Jackson Njihia, a gas pump attendant in Nairobi, thinks women have become too greedy too soon. He is of the view that women are rushing the transition, wanting to grab as much as possible and therefore alienating the goodwill of men who fear getting dominated.

"The government did its part by enshrining these clauses in the constitution," he says. "Sadly, women expect these changes to be implemented overnight. This is actually harming instead of helping their cause as most men who should be partners in this struggle are getting put off by the women's illogical demands. Remember that much as women voted overwhelmingly for the referendum that led to this constitution, there are also men who helped swing the whole thing."

Moses Kamau, a matatu driver, holds the same view. He cites, as example, the decision by FIDA Kenya and six other organizations to run to court and stop the swearing in of five male Supreme Court justices this year after challenging the gender balance in court.

Kamau sees that as a direct result of women suddenly flexing legal muscles simply because they can and maintains that such acts can only be counter-productive.
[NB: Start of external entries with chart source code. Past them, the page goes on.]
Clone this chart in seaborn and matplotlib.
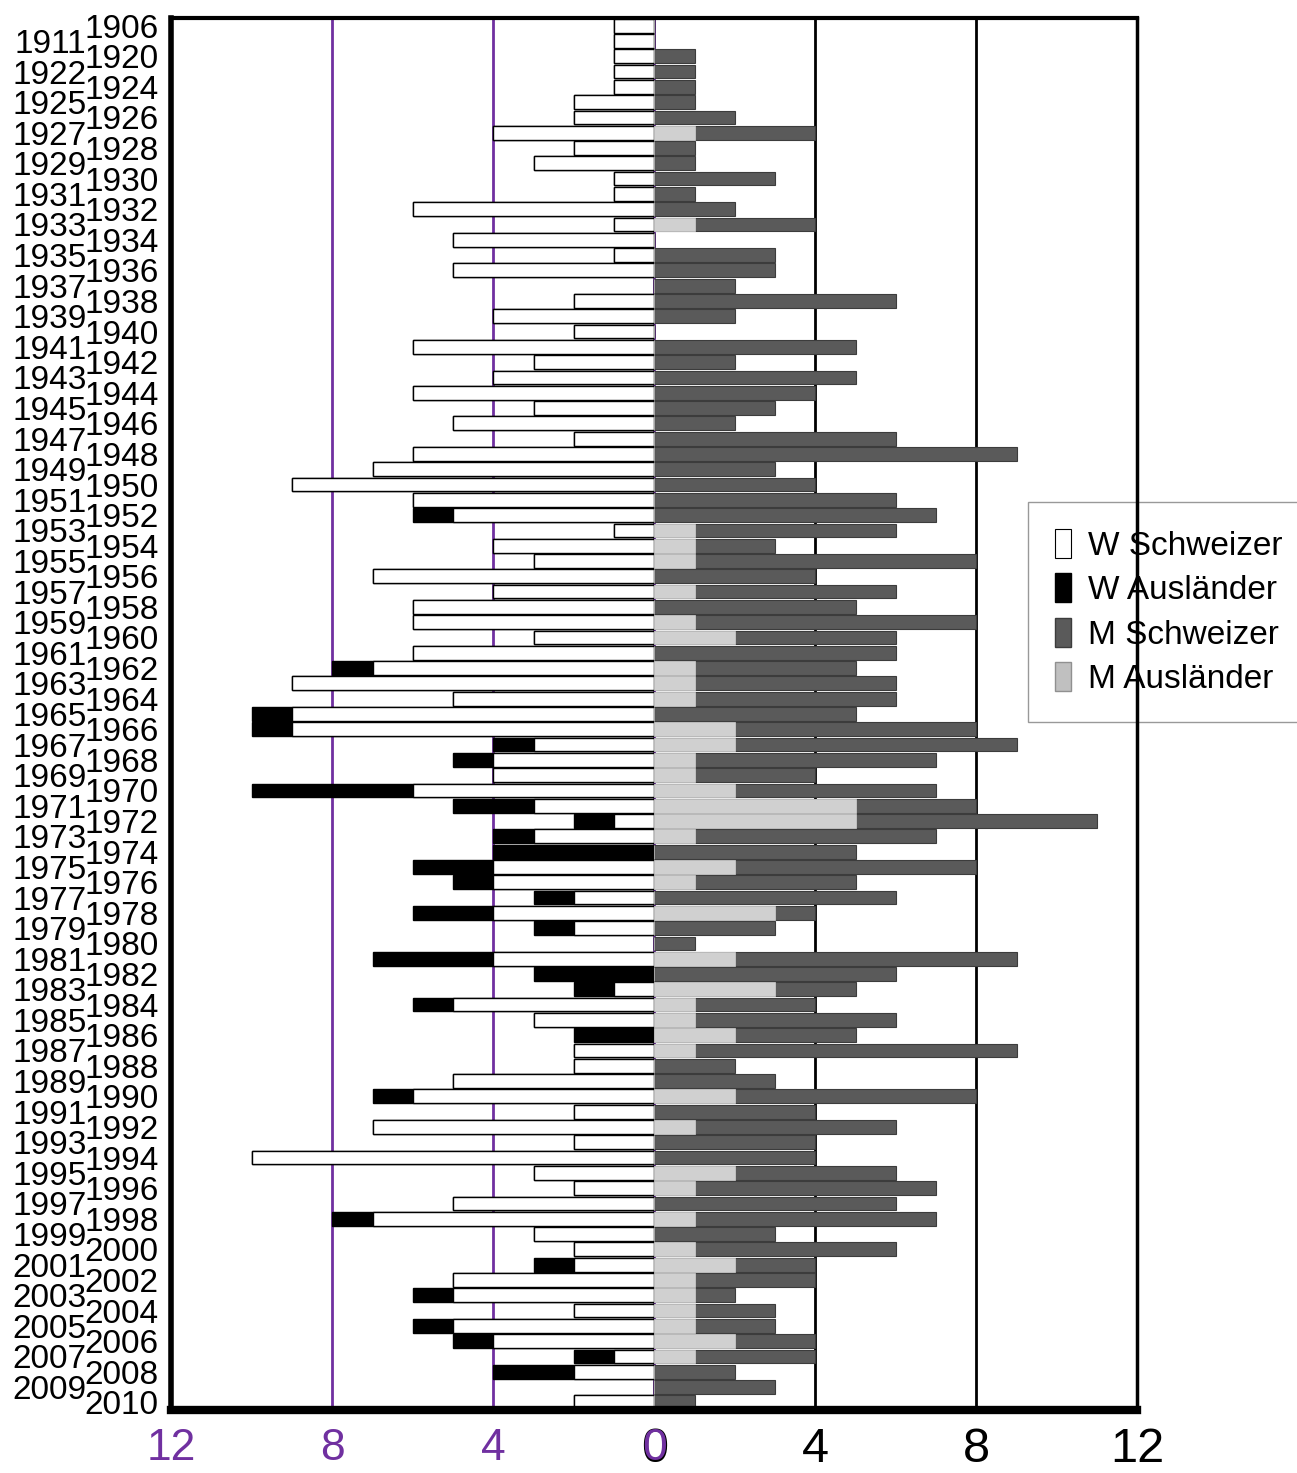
import pandas as pd
import seaborn as sns
import matplotlib.pyplot as plt
from matplotlib.patches import Patch

# rows top to bottom
years = [1906, 1911, 1920, 1922] + list(range(1924, 2011))

# women, Swiss (white) and foreign (black), drawn to the left
w_schweizer = [1, 1, 1, 1, 1, 2, 2, 4, 2, 3, 1, 1, 6, 1, 5, 1, 5, 0, 2, 4,
               2, 6, 3, 4, 6, 3, 5, 2, 6, 7, 9, 6, 5, 1, 4, 3, 7, 4, 6, 6,
               3, 6, 7, 9, 5, 9, 9, 3, 4, 4, 6, 3, 1, 3, 0, 4, 4, 2, 4, 2,
               0, 4, 0, 1, 5, 3, 0, 2, 2, 5, 6, 2, 7, 2, 10, 3, 2, 5, 7, 3,
               2, 2, 5, 5, 2, 5, 4, 1, 2, 0, 2]
w_auslaender = [0, 0, 0, 0, 0, 0, 0, 0, 0, 0, 0, 0, 0, 0, 0, 0, 0, 0, 0, 0,
                0, 0, 0, 0, 0, 0, 0, 0, 0, 0, 0, 0, 1, 0, 0, 0, 0, 0, 0, 0,
                0, 0, 1, 0, 0, 1, 1, 1, 1, 0, 4, 2, 1, 1, 4, 2, 1, 1, 2, 1,
                0, 3, 3, 1, 1, 0, 2, 0, 0, 0, 1, 0, 0, 0, 0, 0, 0, 0, 1, 0,
                0, 1, 0, 1, 0, 1, 1, 1, 2, 0, 0]
# men, foreign (light grey, next to 0) and Swiss (dark grey), drawn to the right
m_auslaender = [0, 0, 0, 0, 0, 0, 0, 1, 0, 0, 0, 0, 0, 1, 0, 0, 0, 0, 0, 0,
                0, 0, 0, 0, 0, 0, 0, 0, 0, 0, 0, 0, 0, 1, 1, 1, 0, 1, 0, 1,
                2, 0, 1, 1, 1, 0, 2, 2, 1, 1, 2, 5, 5, 1, 0, 2, 1, 0, 3, 0,
                0, 2, 0, 3, 1, 1, 2, 1, 0, 0, 2, 0, 1, 0, 0, 2, 1, 0, 1, 0,
                1, 2, 1, 1, 1, 1, 2, 1, 0, 0, 0]
m_schweizer = [0, 0, 1, 1, 1, 1, 2, 3, 1, 1, 3, 1, 2, 3, 0, 3, 3, 2, 6, 2,
               0, 5, 2, 5, 4, 3, 2, 6, 9, 3, 4, 6, 7, 5, 2, 7, 4, 5, 5, 7,
               4, 6, 4, 5, 5, 5, 6, 7, 6, 3, 5, 3, 6, 6, 5, 6, 4, 6, 1, 3,
               1, 7, 6, 2, 3, 5, 3, 8, 2, 3, 6, 4, 5, 4, 4, 4, 6, 6, 6, 3,
               5, 2, 3, 1, 2, 2, 2, 3, 2, 3, 1]

# women side ticks (purple) and men side ticks (black)
w_ticks = [-12, -8, -4, 0]
w_labels = ['12', '8', '4', '0']
m_ticks = [0, 4, 8, 12]
m_labels = ['0', '4', '8', '12']

PURPLE = '#7030A0'
DARK = '#5a5a5a'
LIGHT = '#d0d0d0'

df = pd.DataFrame({'year': [str(y) for y in years],
                   'ws': w_schweizer, 'wa': w_auslaender,
                   'ma': m_auslaender, 'ms': m_schweizer})
df['w_total'] = -(df['ws'] + df['wa'])
df['w_inner'] = -df['ws']
df['m_total'] = df['ma'] + df['ms']
df['m_inner'] = df['ma']

sns.set_style('white')
plt.rcParams['font.family'] = ['Liberation Sans', 'DejaVu Sans']
plt.rcParams['text.color'] = 'black'
plt.rcParams['xtick.color'] = 'black'
plt.rcParams['ytick.color'] = 'black'

fig = plt.figure(figsize=(12.97, 14.73), dpi=100)
ax = fig.add_axes([0.132, 0.0428, 0.745, 0.945])

order = list(df['year'])
common = dict(y='year', data=df, orient='h', order=order, width=0.9,
              saturation=1, errorbar=None, ax=ax)
sns.barplot(x='w_total', color='black', edgecolor='black', linewidth=1, **common)
sns.barplot(x='w_inner', color='white', edgecolor='black', linewidth=1, **common)
sns.barplot(x='m_total', color=DARK, edgecolor='#3c3c3c', linewidth=0.8, **common)
sns.barplot(x='m_inner', color=LIGHT, edgecolor=LIGHT, linewidth=0.5, **common)

for x in [-8, -4, 0]:
    ax.axvline(x, color=PURPLE, lw=2, zorder=0.5)
for x in [4, 8]:
    ax.axvline(x, color='black', lw=2, zorder=0.5)

ax.set_xlim(-12, 12)
ax.set_ylim(len(years) - 0.5, -0.5)
ax.set_xlabel('')
ax.set_ylabel('')

# year labels in two staggered columns
pos = list(range(len(years)))
ax.set_yticks(pos[0::2], labels=[str(y) for y in years[0::2]])
ax.set_yticks(pos[1::2], labels=[str(y) for y in years[1::2]], minor=True)
ax.tick_params(axis='y', which='major', length=0, pad=9, labelsize=24,
               labelcolor='black')
ax.tick_params(axis='y', which='minor', length=0, pad=61, labelsize=24,
               labelcolor='black')

# black men's scale underneath, purple women's scale drawn on top
ax.xaxis.remove_overlapping_locs = False
ax.set_xticks(m_ticks, labels=m_labels)
ax.set_xticks(w_ticks, labels=w_labels, minor=True)
ax.tick_params(axis='x', which='major', length=0, pad=12, labelsize=35,
               labelcolor='black')
ax.tick_params(axis='x', which='minor', length=0, pad=13, labelsize=32,
               labelcolor=PURPLE)

for side, lw in [('left', 4), ('top', 3), ('right', 2.5), ('bottom', 6)]:
    ax.spines[side].set_visible(True)
    ax.spines[side].set_color('black')
    ax.spines[side].set_linewidth(lw)

handles = [Patch(facecolor='white', edgecolor='black', lw=0.8, label='W Schweizer'),
           Patch(facecolor='black', edgecolor='black', label='W Ausländer'),
           Patch(facecolor=DARK, edgecolor='#3c3c3c', label='M Schweizer'),
           Patch(facecolor='#c0c0c0', edgecolor='#909090', label='M Ausländer')]
leg = ax.legend(handles=handles, loc='upper left', bbox_to_anchor=(0.7926, 0.659),
                bbox_transform=fig.transFigure, fontsize=24, frameon=True,
                fancybox=False, edgecolor='#808080', handlelength=0.5,
                handleheight=0.95, handletextpad=0.5, labelspacing=0.35,
                borderpad=0.8, borderaxespad=0)
leg.get_frame().set_linewidth(1)
leg.set_zorder(2)

fig.savefig('out.png', dpi=100, facecolor='white')
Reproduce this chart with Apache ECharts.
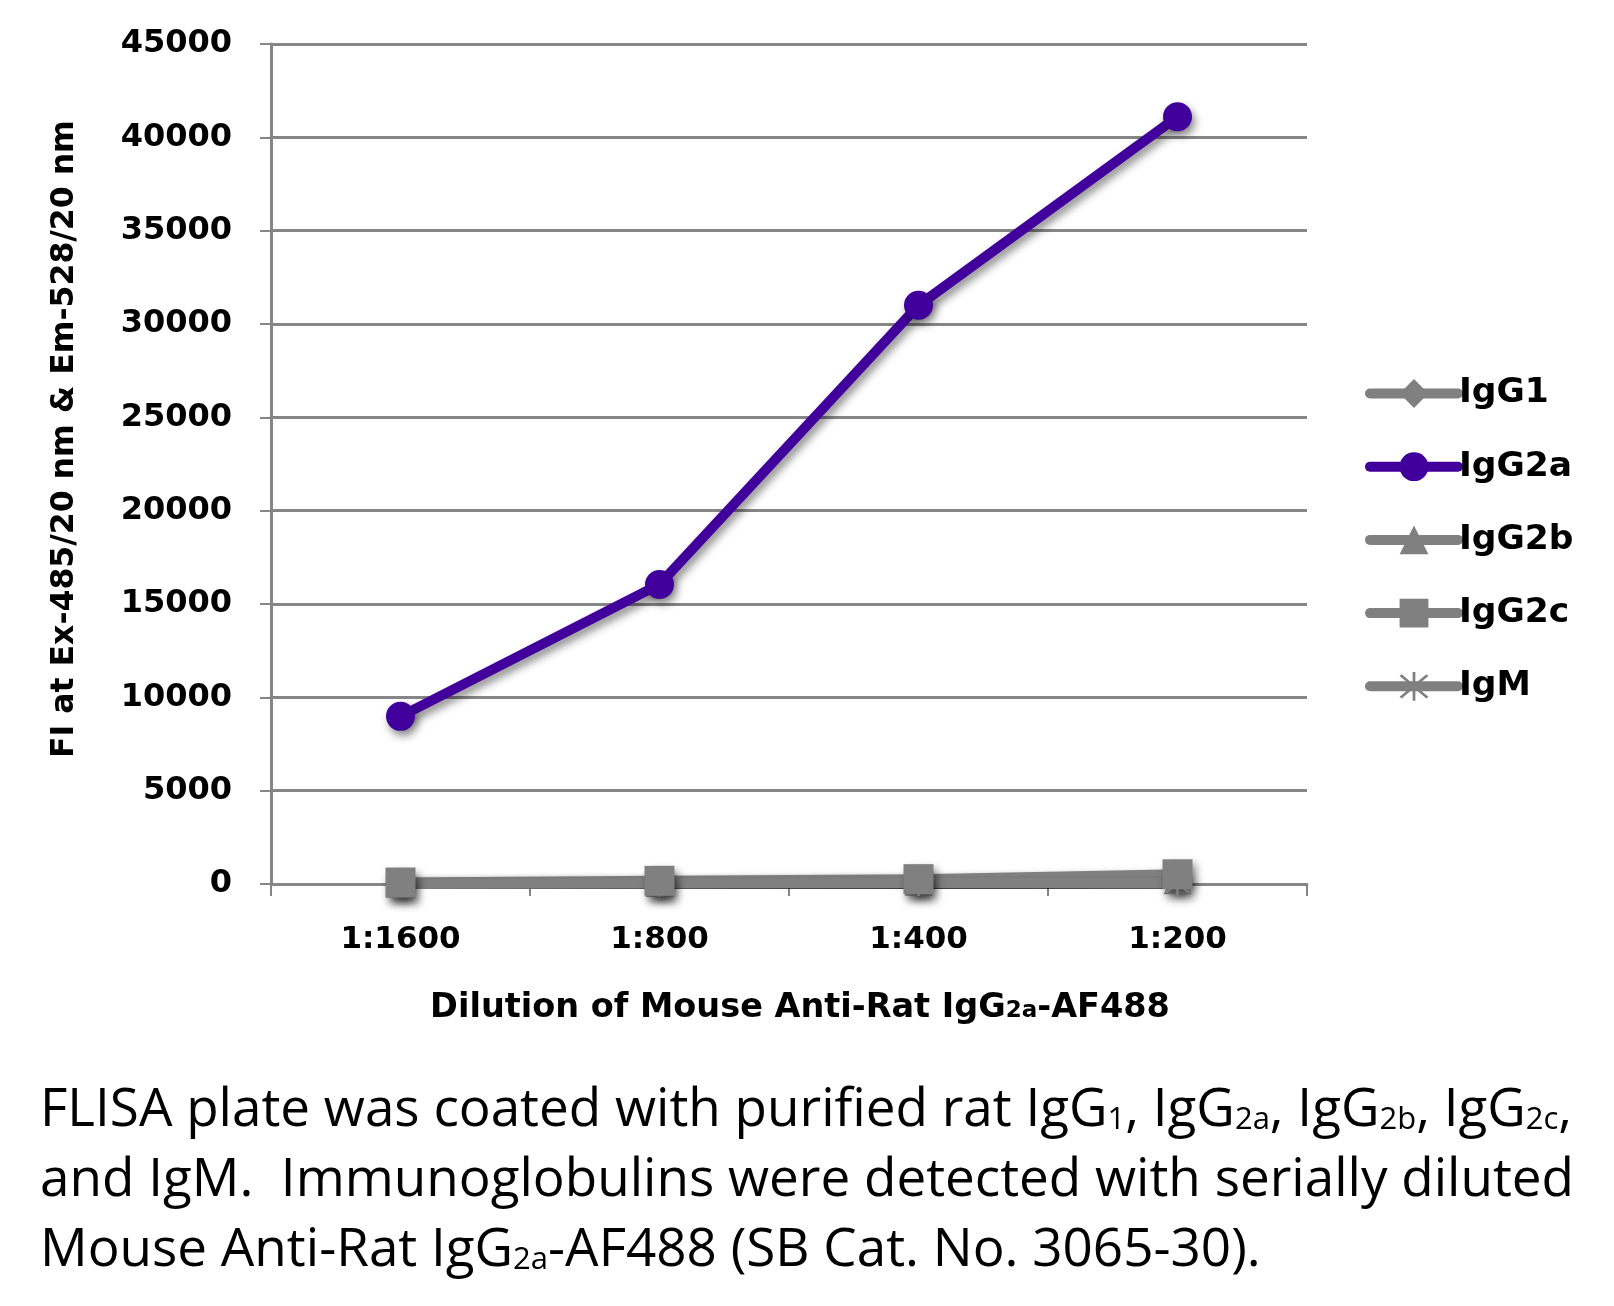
<!DOCTYPE html>
<html><head><meta charset="utf-8">
<script src="https://cdn.jsdelivr.net/npm/echarts@6/dist/echarts.min.js"></script>
<style>html,body{margin:0;padding:0;background:#fff}#c{width:1614px;height:1306px}</style>
</head><body><div id="c"></div>
<script>
const categories = ['1:1600', '1:800', '1:400', '1:200'];
const seriesNames = ['IgG1', 'IgG2a', 'IgG2b', 'IgG2c', 'IgM'];
const igg1 = [60, 120, 220, 380];
const igg2a = [8980, 16050, 31000, 41100];
const igg2b = [20, 60, 120, 200];
const igg2c = [80, 170, 260, 520];
const igm = [0, 30, 60, 60];
const yMin = 0, yMax = 45000, yInterval = 5000;
const yAxisName = 'FI at Ex-485/20 nm & Em-528/20 nm';
const xAxisName = 'Dilution of Mouse Anti-Rat IgG{s|2a}-AF488';
const captionLines = [
  'FLISA plate was coated with purified rat IgG{s|1}, IgG{s|2a}, IgG{s|2b}, IgG{s|2c},',
  'and IgM.  Immunoglobulins were detected with serially diluted',
  'Mouse Anti-Rat IgG{s|2a}-AF488 (SB Cat. No. 3065-30).'
];

const GRAY = '#808080';
const PURPLE = '#41009C';
const AXIS = '#868686';
const BOLD = 'DejaVu Sans';
const starPath = 'path://M46,0 L54,0 L54,100 L46,100 Z M8,14 L14,8 L92,86 L86,92 Z M86,8 L92,14 L14,92 L8,86 Z';

const shadow = {shadowColor: 'rgba(0,0,0,0.45)', shadowBlur: 8, shadowOffsetX: 3, shadowOffsetY: 5};
const noShadow = {shadowBlur: 0, shadowOffsetX: 0, shadowOffsetY: 0, shadowColor: 'transparent'};

function mk(name, data, color, symbol, size, markerShadow) {
  return {
    name, type: 'line', data, symbol, symbolSize: size,
    lineStyle: Object.assign({color, width: 10, cap: 'round', join: 'round'}, shadow),
    itemStyle: Object.assign({color}, markerShadow ? shadow : noShadow),
    emphasis: {disabled: true}, animation: false
  };
}

const chart = echarts.init(document.getElementById('c'));
chart.setOption({
  backgroundColor: '#fff',
  animation: false,
  grid: {left: 271, right: 307, top: 44, bottom: 422, containLabel: false},
  legend: {
    orient: 'vertical', left: 1360, top: 371,
    itemWidth: 88, itemHeight: 36, itemGap: 38.2,
    data: seriesNames,
    textStyle: {fontFamily: BOLD, fontWeight: 'bold', fontSize: 34.5, color: '#000', padding: [0, 0, 0, -4]},
    itemStyle: noShadow,
    lineStyle: Object.assign({width: 10, cap: 'round'}, noShadow)
  },
  xAxis: {
    type: 'category', data: categories, boundaryGap: true,
    axisLine: {lineStyle: {color: AXIS, width: 3}},
    axisTick: {show: true, length: 12, lineStyle: {color: AXIS, width: 2}},
    axisLabel: {margin: 40, color: '#000', fontFamily: BOLD, fontWeight: 'bold', fontSize: 31},
    name: xAxisName, nameLocation: 'middle', nameGap: 107,
    nameTextStyle: {
      color: '#000', fontFamily: BOLD, fontWeight: 'bold', fontSize: 33.5, padding: [0, 0, 0, 22],
      rich: {s: {fontFamily: BOLD, fontWeight: 'bold', fontSize: 23, color: '#000', verticalAlign: 'bottom', padding: [0, 0, 2, 0]}}
    }
  },
  yAxis: {
    type: 'value', min: yMin, max: yMax, interval: yInterval,
    axisLine: {show: true, lineStyle: {color: AXIS, width: 3}},
    axisTick: {show: true, length: 11, lineStyle: {color: AXIS, width: 2}},
    splitLine: {show: true, lineStyle: {color: AXIS, width: 3}},
    axisLabel: {margin: 39, color: '#000', fontFamily: BOLD, fontWeight: 'bold', fontSize: 32,
      formatter: v => String(v)},
    name: yAxisName, nameLocation: 'middle', nameGap: 190, nameRotate: 90,
    nameTextStyle: {color: '#000', fontFamily: BOLD, fontWeight: 'bold', fontSize: 31.5, padding: [0, 0, 0, 50]}
  },
  series: [
    mk('IgG1', igg1, GRAY, 'diamond', 30, true),
    mk('IgG2a', igg2a, PURPLE, 'circle', 29, true),
    mk('IgG2b', igg2b, GRAY, 'triangle', 28, true),
    mk('IgG2c', igg2c, GRAY, 'rect', 30, true),
    mk('IgM', igm, GRAY, starPath, 26, false)
  ],
  graphic: [{
    type: 'text', left: 40, top: 1076,
    style: {
      text: captionLines.join('\n'),
      fontFamily: 'Open Sans', fontSize: 53, fill: '#000', lineHeight: 70,
      rich: {s: {fontFamily: 'Open Sans', fontSize: 31, fill: '#000', lineHeight: 70, verticalAlign: 'bottom', padding: [0, 0, 10, 0]}}
    }
  }]
});
</script></body></html>
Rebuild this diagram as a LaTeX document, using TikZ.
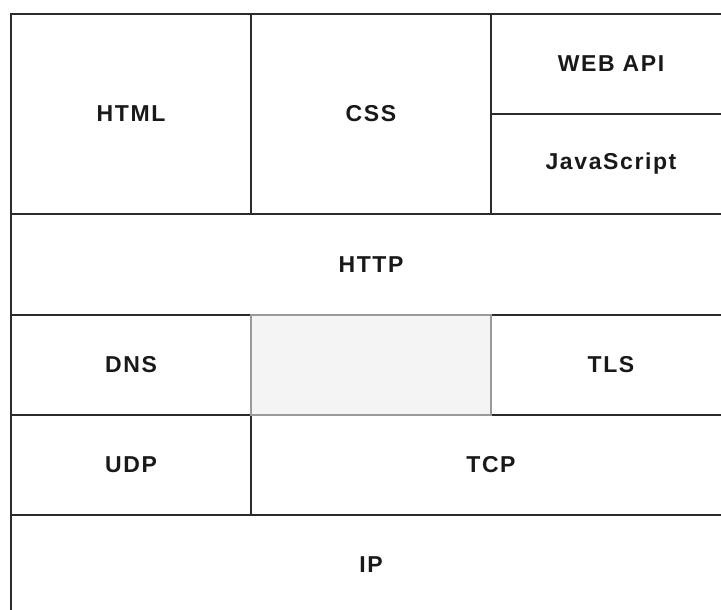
\documentclass[tikz,border=0pt]{standalone}
\usepackage{fontspec}
\newfontfamily\lbl{Liberation Sans}[LetterSpace=7]
\definecolor{edge}{HTML}{2B2B2B}
\definecolor{blankfill}{HTML}{F4F4F4}
\definecolor{blankedge}{HTML}{9A9A9A}
\tikzset{
  cell/.style={draw=edge, line width=1.6pt, rectangle, inner sep=0pt,
    font=\lbl\bfseries\fontsize{23}{26}\selectfont, text=black!90},
  blankcell/.style={draw=blankedge, fill=blankfill, line width=1.3pt, rectangle, inner sep=0pt},
}
\begin{document}
\begin{tikzpicture}[x=1pt, y=-1pt]
  \useasboundingbox (0,0) rectangle (721,610);
  \fill[white] (0,0) rectangle (721,610);
  \clip (0,0) rectangle (721,610);
  % application layer
  \node[cell, minimum width=240pt, minimum height=200pt] (html) at (131,114) {HTML};
  \node[cell, minimum width=240pt, minimum height=200pt] (css) at (371,114) {CSS};
  \node[cell, minimum width=240pt, minimum height=100pt] (webapi) at (611,64) {WEB API};
  \node[cell, minimum width=240pt, minimum height=100pt] (js) at (611,164) {JavaScript};
  % protocols
  \node[cell, minimum width=720pt, minimum height=101pt] (http) at (371,264.5) {HTTP};
  \node[cell, minimum width=240pt, minimum height=100pt] (dns) at (131,365) {DNS};
  \node[cell, minimum width=240pt, minimum height=100pt] (tls) at (611,365) {TLS};
  \node[cell, minimum width=240pt, minimum height=100pt] (udp) at (131,465) {UDP};
  \node[cell, minimum width=480pt, minimum height=100pt] (tcp) at (491,465) {TCP};
  \node[cell, minimum width=720pt, minimum height=100pt] (ip) at (371,565) {IP};
  % empty slot between DNS and TLS
  \node[blankcell, minimum width=240pt, minimum height=100pt] (gap) at (371,365) {};
\end{tikzpicture}
\end{document}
"Women, all of a sudden, have so much legal power and they are using it irresponsibly. They should choose their battles carefully. They are just fighting each and every battle without worrying about the consequences in the long run. Every small thing that they think isn't pushing their agenda gets dragged to court and in the long run, this will end up costing them the goodwill of their male counterparts."

Not exactly, argues Majiwa who cautions that if women don't resort to the legal process to fight every injustice in its infancy, those charged with implementing the constitution might revert to type.

"For example, the Supreme Court nominations, where only one of five was a woman, does not meet the constitutional principle," she says. "Even though the Deputy Chief Justice [ Nancy Baraza] is part of the Supreme Court, we find there are two women and five men. We should have three versus four instead."

It's a battle of the sexes that the neutral observer hopes will end up with honours even and spoils shared.